Judge orders deposition of Hillary Clinton over private email server use

The 2020 election may almost be here, but the controversy over Hillary Clinton’s emails isn’t over.

A judge ordered that the failed presidential candidate be deposed about her mail server in a lawsuit filed by Judicial Watch, a conservative watchdog group that has pursued her emails for years.

This development marks the first time that Clinton has been ordered to answer questions in person and under oath about emails relating to the 2012 Benghazi attack, according to The Hill.

“As extensive as the existing record is, it does not sufficiently explain Secretary Clinton’s state of mind when she decided it would be an acceptable practice to set up and use a private server to conduct State Department business,” Judge Royce Lamberth wrote. “Simply put, her responses left many more questions than answers.”

Deposition ordered

The controversy over Clinton’s emails reached new heights weeks before the 2016 election when then-FBI director James Comey announced that new records relevant to the investigation had been discovered. The FBI ultimately did not recommend charging Clinton with any wrongdoing, but the former secretary of State has blamed the controversy for her election loss to Donald Trump.

It turns out that losing the election may have been the least of her headaches. Judge Lamberth, an appointee of President Ronald Reagan, said that the written answers previously provided by Clinton about her use of a private email server for government business are inadequate and that she must answer lingering questions under oath.

Judicial Watch, which sued the State Department in 2014, has been trying to find out whether Clinton intentionally used a private email server to evade requests made pursuant to the Freedom of Information Act, whether the State Department acted in bad faith by trying to settle the group’s FOIA lawsuit, and whether the State Department’s records search was adequate. Judge Lambert sided with the watchdog group, noting that a continuous drip of State Department emails raised unexplained questions about its response to records requests.

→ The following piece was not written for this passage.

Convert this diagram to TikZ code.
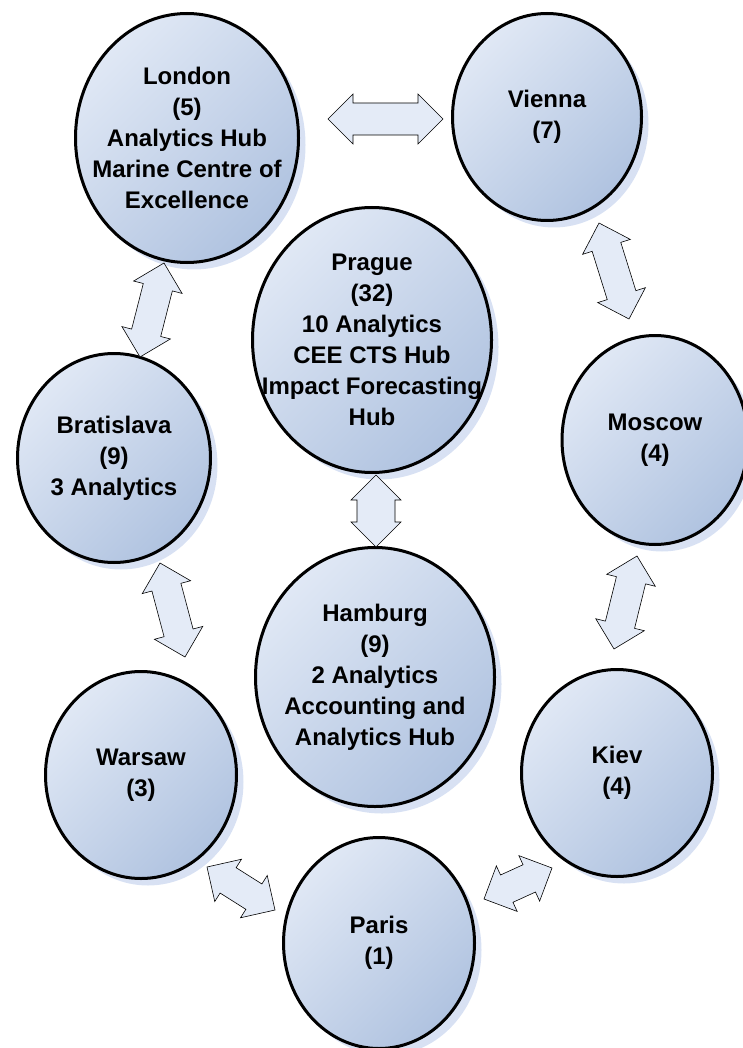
\documentclass[tikz,border=0pt]{standalone}
\usepackage{fontspec}
\setmainfont{Liberation Sans}
\usetikzlibrary{shapes.geometric, shadows, calc}

\definecolor{cityLight}{RGB}{224,232,245}
\definecolor{cityDark}{RGB}{176,195,224}
\definecolor{cityShadow}{RGB}{178,196,232}
\definecolor{arrowFill}{RGB}{228,235,247}

% block arrow with two heads: [shaft half width]{from}{to}
\newcommand{\twoway}[3][15pt]{%
  \coordinate (tw-s) at ($(#2)!25pt!(#3)$);
  \coordinate (tw-e) at ($(#3)!25pt!(#2)$);
  \draw[twoway] (#2) -- ($(tw-s)!25pt!90:(#3)$) -- ($(tw-s)!#1!90:(#3)$)
    -- ($(tw-e)!#1!-90:(#2)$) -- ($(tw-e)!25pt!-90:(#2)$) -- (#3)
    -- ($(tw-e)!25pt!90:(#2)$) -- ($(tw-e)!#1!90:(#2)$)
    -- ($(tw-s)!#1!-90:(#3)$) -- ($(tw-s)!25pt!-90:(#3)$) -- cycle;
}

\begin{document}
\begin{tikzpicture}[x=1pt, y=-1pt,
    city/.style={ellipse, draw=black, line width=3pt, top color=cityLight,
      bottom color=cityDark, shading angle=45,
      drop shadow={shadow xshift=7pt, shadow yshift=-7pt, fill=cityShadow}},
    citytext/.style={align=center, font=\bfseries\fontsize{24}{31}\selectfont},
    twoway/.style={draw=black, line width=0.6pt, fill=arrowFill, line join=miter}]
    \useasboundingbox (0,0) rectangle (742,1048);

    % Define nodes
    \node[city, minimum width=223, minimum height=249] (london) at (187,138) {};
    \node[city, minimum width=189, minimum height=207] (vienna) at (547,117) {};
    \node[city, minimum width=239, minimum height=265] (prague) at (372,340) {};
    \node[city, minimum width=193, minimum height=209] (bratislava) at (114,458) {};
    \node[city, minimum width=186, minimum height=209] (moscow) at (655,440) {};
    \node[city, minimum width=239, minimum height=259] (hamburg) at (375,677) {};
    \node[city, minimum width=191, minimum height=207] (warsaw) at (141,775) {};
    \node[city, minimum width=191, minimum height=207] (kiev) at (617,773) {};
    \node[city, minimum width=191, minimum height=211] (paris) at (379,943) {};

    % Texts
    \node[citytext] (london-txt) at (london) {London\\(5)\\Analytics Hub\\Marine Centre of\\Excellence};
    \node[citytext] (vienna-txt) at (vienna) {Vienna\\(7)};
    \node[citytext] (prague-txt) at (prague) {Prague\\(32)\\10 Analytics\\CEE CTS Hub\\Impact Forecasting\\Hub};
    \node[citytext] (bratislava-txt) at (bratislava) {Bratislava\\(9)\\3 Analytics};
    \node[citytext] (moscow-txt) at (moscow) {Moscow\\(4)};
    \node[citytext] (hamburg-txt) at (hamburg) {Hamburg\\(9)\\2 Analytics\\Accounting and\\Analytics Hub};
    \node[citytext] (warsaw-txt) at (warsaw) {Warsaw\\(3)};
    \node[citytext] (kiev-txt) at (kiev) {Kiev\\(4)};
    \node[citytext] (paris-txt) at (paris) {Paris\\(1)};

    % Arrow ends
    \coordinate (lon-vie) at (328,119);
    \coordinate (vie-lon) at (443,119);
    \coordinate (lon-bra) at (164,263);
    \coordinate (bra-lon) at (140,357);
    \coordinate (vie-mos) at (599,223);
    \coordinate (mos-vie) at (629,319);
    \coordinate (pra-ham) at (376,475);
    \coordinate (ham-pra) at (376,547);
    \coordinate (bra-war) at (160,563);
    \coordinate (war-bra) at (185,657);
    \coordinate (mos-kie) at (637,556);
    \coordinate (kie-mos) at (614,649);
    \coordinate (war-par) at (207,867);
    \coordinate (par-war) at (275,910);
    \coordinate (kie-par) at (552,868);
    \coordinate (par-kie) at (484,899);

    % Draw arrows
    \twoway[16pt]{lon-vie}{vie-lon}
    \twoway{lon-bra}{bra-lon}
    \twoway{vie-mos}{mos-vie}
    \twoway[19pt]{pra-ham}{ham-pra}
    \twoway{bra-war}{war-bra}
    \twoway{mos-kie}{kie-mos}
    \twoway{war-par}{par-war}
    \twoway{kie-par}{par-kie}

\end{tikzpicture}
\end{document}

“Even years after the FBI investigation, the slow trickle of new emails has yet to be explained,” the judge added.

Lingering questions

Judge Lamberth also said that Clinton aide Cheryl Mills should be deposed and that both could be questioned about the State Department’s “knowledge of the existence of any emails, documents, or text messages related to the Benghazi attack,” but not about the State Department’s controversial handling of the attack. Clinton has long been blamed for bungling the Obama administration’s response to the deadly seize the U.S. embassy in Libya, which left four Americans dead.

Critics of Clinton have also pointed to the email controversy as an example of her corruption, and President Donald Trump has continued to raise it as an issue years after defeating Clinton in the 2016 election. Lamberth said that Clinton must explain what she believed the State Department knew about her private email server and how it planned to handle her records, among other things.

“And why did she think that using a private server to conduct State Department business was permissible under the law in the first place?” Lamberth asked.

Trump often retweets statements made by Tom Fitton, president of Judicial Watch, who has spearheaded a number of cases of relevance to the administration, including litigation involving Clinton’s emails, Russiagate, and more. Fitton’s group has also initiated legal action seeking information about the Ukraine whistleblower and Burisma Holdings, the Ukrainian gas company on whose board Hunter Biden sat.